I don't know if anybody else noticed there seems to be a lot of background noise/distortion in the Rustbucket. I did some hunting around with an audio probe and pinpointed the source right at pin7 of IC1, which in conjunction with IC2 fellow madbeaner Scruffie identified as a compressor circuit.
I found some mods that definitely quieted down my build, and also seemed to improve tracking and decay response.

Here are the mods:
1) Change R6 and R7 to 47k (stock is 470k - too high of gain)
2) Change C3 to 150n (this will help clean up bass notes and provide a more abrupt decay cutoff, although it will thin out the sound a bit and cause bass notes to cut out more quickly than mid/high notes. This is the least important of these mods to try)
3) Add a 100 - 120pf cap across pins 6 & 7 of IC1 (this will roll off a lot of the high frequency hiss and noise that gets amplified through the rest of the circuit)
4) This is the "must do" mod:  the bias trimmer for the BBD has an extremely narrow sweep for settings that sound good. I've found that by making a "custom" trimmer, it helps greatly in getting the bias just right.
Take a 20K trimmer and solder 39k resistors to legs 1 and 3 respectively. This gives you a trimmer that the circuit will "see" as 100k, but gives you much greater control over the sweet spot. I've been able to eliminate a lot of distortion in my circuit with just this mod.

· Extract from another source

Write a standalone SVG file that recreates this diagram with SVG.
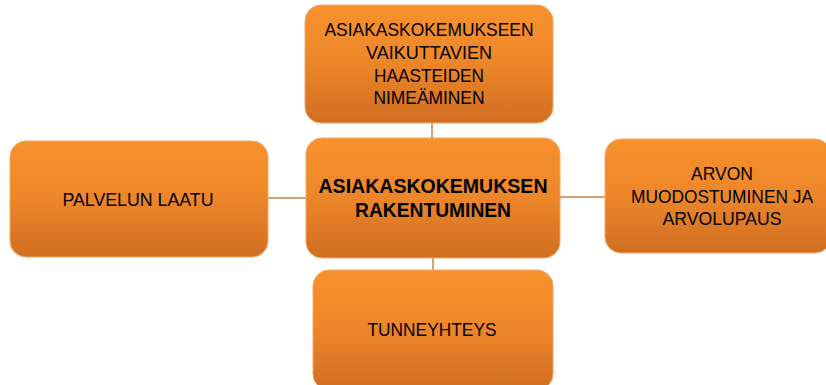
<svg xmlns="http://www.w3.org/2000/svg" width="826" height="385" viewBox="0 0 826 385">
  <defs>
    <linearGradient id="orange" x1="0" y1="0" x2="0" y2="1">
      <stop offset="0" stop-color="#F8922E"/>
      <stop offset="0.5" stop-color="#EC8629"/>
      <stop offset="1" stop-color="#D06E22"/>
    </linearGradient>
    <style>
      .box { fill: url(#orange); stroke: #F3A765; stroke-width: 1; }
      .link { stroke: #C97F48; stroke-width: 1.5; fill: none; }
      .lbl { font-family: "Liberation Sans Narrow", "Arial Narrow", "Liberation Sans", sans-serif; font-size: 18.5px; fill: #000; text-anchor: middle; }
      .main { font-weight: bold; font-size: 20.5px; }
    </style>
  </defs>

  <g id="connectors">
    <line class="link" x1="432" y1="123" x2="432" y2="138"/>
    <line class="link" x1="268" y1="198" x2="306" y2="198"/>
    <line class="link" x1="560" y1="197" x2="605" y2="197"/>
    <line class="link" x1="433" y1="258" x2="433" y2="270"/>
  </g>

  <g id="node-haasteet">
    <rect class="box" x="305" y="5" width="248" height="118" rx="16"/>
    <text class="lbl" x="429" y="36" textLength="209" lengthAdjust="spacingAndGlyphs">ASIAKASKOKEMUKSEEN</text>
    <text class="lbl" x="429" y="59" textLength="126" lengthAdjust="spacingAndGlyphs">VAIKUTTAVIEN</text>
    <text class="lbl" x="429" y="82" textLength="110" lengthAdjust="spacingAndGlyphs">HAASTEIDEN</text>
    <text class="lbl" x="429" y="104" textLength="111" lengthAdjust="spacingAndGlyphs">NIMEÄMINEN</text>
  </g>

  <g id="node-rakentuminen">
    <rect class="box" x="306" y="138" width="254" height="120" rx="16"/>
    <text class="lbl main" x="433" y="193" textLength="229" lengthAdjust="spacingAndGlyphs">ASIAKASKOKEMUKSEN</text>
    <text class="lbl main" x="433" y="217" textLength="156" lengthAdjust="spacingAndGlyphs">RAKENTUMINEN</text>
  </g>

  <g id="node-palvelu">
    <rect class="box" x="10" y="141" width="258" height="116" rx="16"/>
    <text class="lbl" x="138" y="206" textLength="151" lengthAdjust="spacingAndGlyphs">PALVELUN LAATU</text>
  </g>

  <g id="node-arvo">
    <rect class="box" x="605" y="139" width="226" height="114" rx="16"/>
    <text class="lbl" x="722" y="180" textLength="62" lengthAdjust="spacingAndGlyphs">ARVON</text>
    <text class="lbl" x="722" y="203" textLength="182" lengthAdjust="spacingAndGlyphs">MUODOSTUMINEN JA</text>
    <text class="lbl" x="722" y="225" textLength="119" lengthAdjust="spacingAndGlyphs">ARVOLUPAUS</text>
  </g>

  <g id="node-tunne">
    <rect class="box" x="313" y="270" width="240" height="120" rx="16"/>
    <text class="lbl" x="432" y="336" textLength="129" lengthAdjust="spacingAndGlyphs">TUNNEYHTEYS</text>
  </g>
</svg>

After doing these mods, I noticed a huge improvement in S/N ratio and playability of the circuit. You do have to adjust the sensitivity knob higher than maybe what you were used to before, but it has that extra range for a reason!
Yep. I clicked the, "continue without supporting us" link....

lincolnic

I posted in the other thread, but I've been hoping for exactly these mods. Can't wait to try them out, thanks!

Jebus

Do you consider these mods something that should be definitely implemented on the circuit? I'm still building mine and I'm just thinking if I should go with stock and add these later or should I go with the mods immediately.. :)

lars

Definitely run some jumpers from the R7 and R6 positions to a breadboard, and try the mods out that way. You can then easily compare the sounds between stock values and see what you like better. I've added a 4th mod to the list that I've tried, and I consider that one to be a "must do". (Explained above)
Yep. I clicked the, "continue without supporting us" link....

BrianS

Would you mind posting a picture of how you have the trimmer hooked up and where you put the cap on IC1? I would really appreciate it.

Scruffie

Rather than hacking in extra resistors, a multi-turn trim pot might be an easier solution.
Works at Lectric-FX

lincolnic

Quote from: Scruffie on March 20, 2016, 03:31:42 PM
Rather than hacking in extra resistors, a multi-turn trim pot might be an easier solution.

Might be a big pain to actually get it to the right position in the first place, though.